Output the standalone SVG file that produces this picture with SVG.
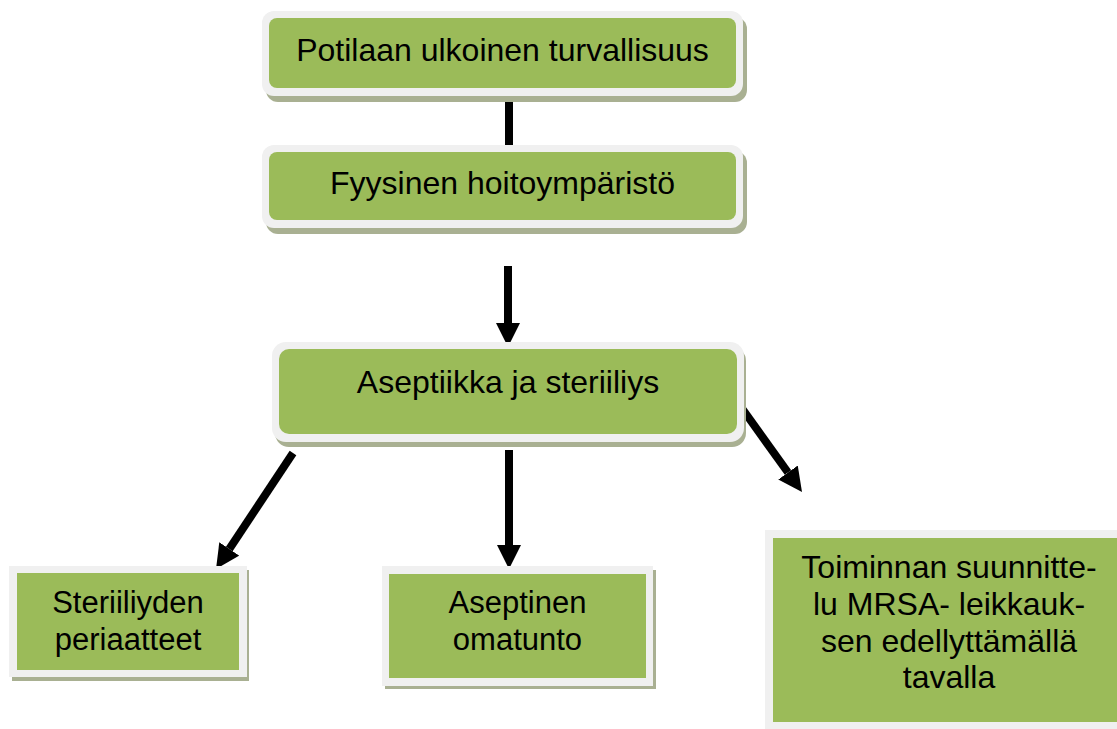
<svg xmlns="http://www.w3.org/2000/svg" width="1117" height="729" viewBox="0 0 1117 729">
<style>
.shadow{fill:#A9B092}
.frame{fill:#F0F0F0}
.fill{fill:#9BBB59}
.label{font-family:"Liberation Sans",Arial,sans-serif;font-size:32px;fill:#000;text-anchor:middle}
.small{font-size:31px}
.conn{stroke:#000;stroke-width:8;fill:none;stroke-linecap:butt}
</style>
<defs>
<marker id="head" markerUnits="strokeWidth" markerWidth="3" markerHeight="3" viewBox="0 0 3 3" refX="0" refY="1.5" orient="auto">
<path d="M0,0 L3,1.5 L0,3 z" fill="#000"/>
</marker>
</defs>
<rect width="1117" height="729" fill="#fff"/>
<g id="connectors">
<line class="conn" x1="509" y1="101" x2="509" y2="145"/>
<line class="conn" x1="508" y1="266" x2="508" y2="323" marker-end="url(#head)"/>
<line class="conn" x1="293" y1="453" x2="229.3" y2="549" marker-end="url(#head)"/>
<line class="conn" x1="509" y1="450" x2="509" y2="545" marker-end="url(#head)"/>
<line class="conn" x1="741" y1="407" x2="788" y2="472.5" marker-end="url(#head)"/>
</g>
<g id="node1">
<rect class="shadow" x="266" y="17" width="481" height="85" rx="12"/>
<rect class="frame" x="262" y="11" width="481" height="85" rx="12"/>
<rect class="fill" x="269" y="18" width="467" height="70" rx="8"/>
<text class="label" x="502.5" y="61">Potilaan ulkoinen turvallisuus</text>
</g>
<g id="node2">
<rect class="shadow" x="266" y="151" width="481" height="83" rx="12"/>
<rect class="frame" x="262" y="145" width="481" height="83" rx="12"/>
<rect class="fill" x="269" y="152" width="467" height="68" rx="8"/>
<text class="label" x="502.5" y="194">Fyysinen hoitoympäristö</text>
</g>
<g id="node3">
<rect class="shadow" x="275" y="347" width="471" height="100" rx="14"/>
<rect class="frame" x="272" y="342" width="472" height="100" rx="14"/>
<rect class="fill" x="279" y="349" width="458" height="85" rx="10"/>
<text class="label" x="508" y="393">Aseptiikka ja steriiliys</text>
</g>
<g id="node4">
<rect class="shadow" x="12" y="570" width="237" height="111"/>
<rect class="frame" x="9" y="566" width="238" height="111"/>
<rect class="fill" x="17" y="573" width="222" height="97"/>
<text class="label small" x="128" y="613">Steriiliyden</text>
<text class="label small" x="128" y="650">periaatteet</text>
</g>
<g id="node5">
<rect class="shadow" x="385" y="570" width="271" height="119"/>
<rect class="frame" x="382" y="566" width="271" height="120"/>
<rect class="fill" x="389" y="574" width="257" height="104"/>
<text class="label small" x="517.5" y="613">Aseptinen</text>
<text class="label small" x="517.5" y="650">omatunto</text>
</g>
<g id="node6">
<rect class="frame" x="765" y="530" width="360" height="199"/>
<rect class="fill" x="773" y="538" width="352" height="184"/>
<text class="label" x="949" y="578">Toiminnan suunnitte-</text>
<text class="label" x="949" y="615">lu MRSA- leikkauk-</text>
<text class="label" x="949" y="652">sen edellyttämällä</text>
<text class="label" x="949" y="688">tavalla</text>
</g>
</svg>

Request ▸
Repeat the material above verbatim. Leave the pictures behind.

Right answer ▸
Output the standalone SVG file that produces this picture with SVG.
<svg xmlns="http://www.w3.org/2000/svg" width="1117" height="729" viewBox="0 0 1117 729">
<style>
.shadow{fill:#A9B092}
.frame{fill:#F0F0F0}
.fill{fill:#9BBB59}
.label{font-family:"Liberation Sans",Arial,sans-serif;font-size:32px;fill:#000;text-anchor:middle}
.small{font-size:31px}
.conn{stroke:#000;stroke-width:8;fill:none;stroke-linecap:butt}
</style>
<defs>
<marker id="head" markerUnits="strokeWidth" markerWidth="3" markerHeight="3" viewBox="0 0 3 3" refX="0" refY="1.5" orient="auto">
<path d="M0,0 L3,1.5 L0,3 z" fill="#000"/>
</marker>
</defs>
<rect width="1117" height="729" fill="#fff"/>
<g id="connectors">
<line class="conn" x1="509" y1="101" x2="509" y2="145"/>
<line class="conn" x1="508" y1="266" x2="508" y2="323" marker-end="url(#head)"/>
<line class="conn" x1="293" y1="453" x2="229.3" y2="549" marker-end="url(#head)"/>
<line class="conn" x1="509" y1="450" x2="509" y2="545" marker-end="url(#head)"/>
<line class="conn" x1="741" y1="407" x2="788" y2="472.5" marker-end="url(#head)"/>
</g>
<g id="node1">
<rect class="shadow" x="266" y="17" width="481" height="85" rx="12"/>
<rect class="frame" x="262" y="11" width="481" height="85" rx="12"/>
<rect class="fill" x="269" y="18" width="467" height="70" rx="8"/>
<text class="label" x="502.5" y="61">Potilaan ulkoinen turvallisuus</text>
</g>
<g id="node2">
<rect class="shadow" x="266" y="151" width="481" height="83" rx="12"/>
<rect class="frame" x="262" y="145" width="481" height="83" rx="12"/>
<rect class="fill" x="269" y="152" width="467" height="68" rx="8"/>
<text class="label" x="502.5" y="194">Fyysinen hoitoympäristö</text>
</g>
<g id="node3">
<rect class="shadow" x="275" y="347" width="471" height="100" rx="14"/>
<rect class="frame" x="272" y="342" width="472" height="100" rx="14"/>
<rect class="fill" x="279" y="349" width="458" height="85" rx="10"/>
<text class="label" x="508" y="393">Aseptiikka ja steriiliys</text>
</g>
<g id="node4">
<rect class="shadow" x="12" y="570" width="237" height="111"/>
<rect class="frame" x="9" y="566" width="238" height="111"/>
<rect class="fill" x="17" y="573" width="222" height="97"/>
<text class="label small" x="128" y="613">Steriiliyden</text>
<text class="label small" x="128" y="650">periaatteet</text>
</g>
<g id="node5">
<rect class="shadow" x="385" y="570" width="271" height="119"/>
<rect class="frame" x="382" y="566" width="271" height="120"/>
<rect class="fill" x="389" y="574" width="257" height="104"/>
<text class="label small" x="517.5" y="613">Aseptinen</text>
<text class="label small" x="517.5" y="650">omatunto</text>
</g>
<g id="node6">
<rect class="frame" x="765" y="530" width="360" height="199"/>
<rect class="fill" x="773" y="538" width="352" height="184"/>
<text class="label" x="949" y="578">Toiminnan suunnitte-</text>
<text class="label" x="949" y="615">lu MRSA- leikkauk-</text>
<text class="label" x="949" y="652">sen edellyttämällä</text>
<text class="label" x="949" y="688">tavalla</text>
</g>
</svg>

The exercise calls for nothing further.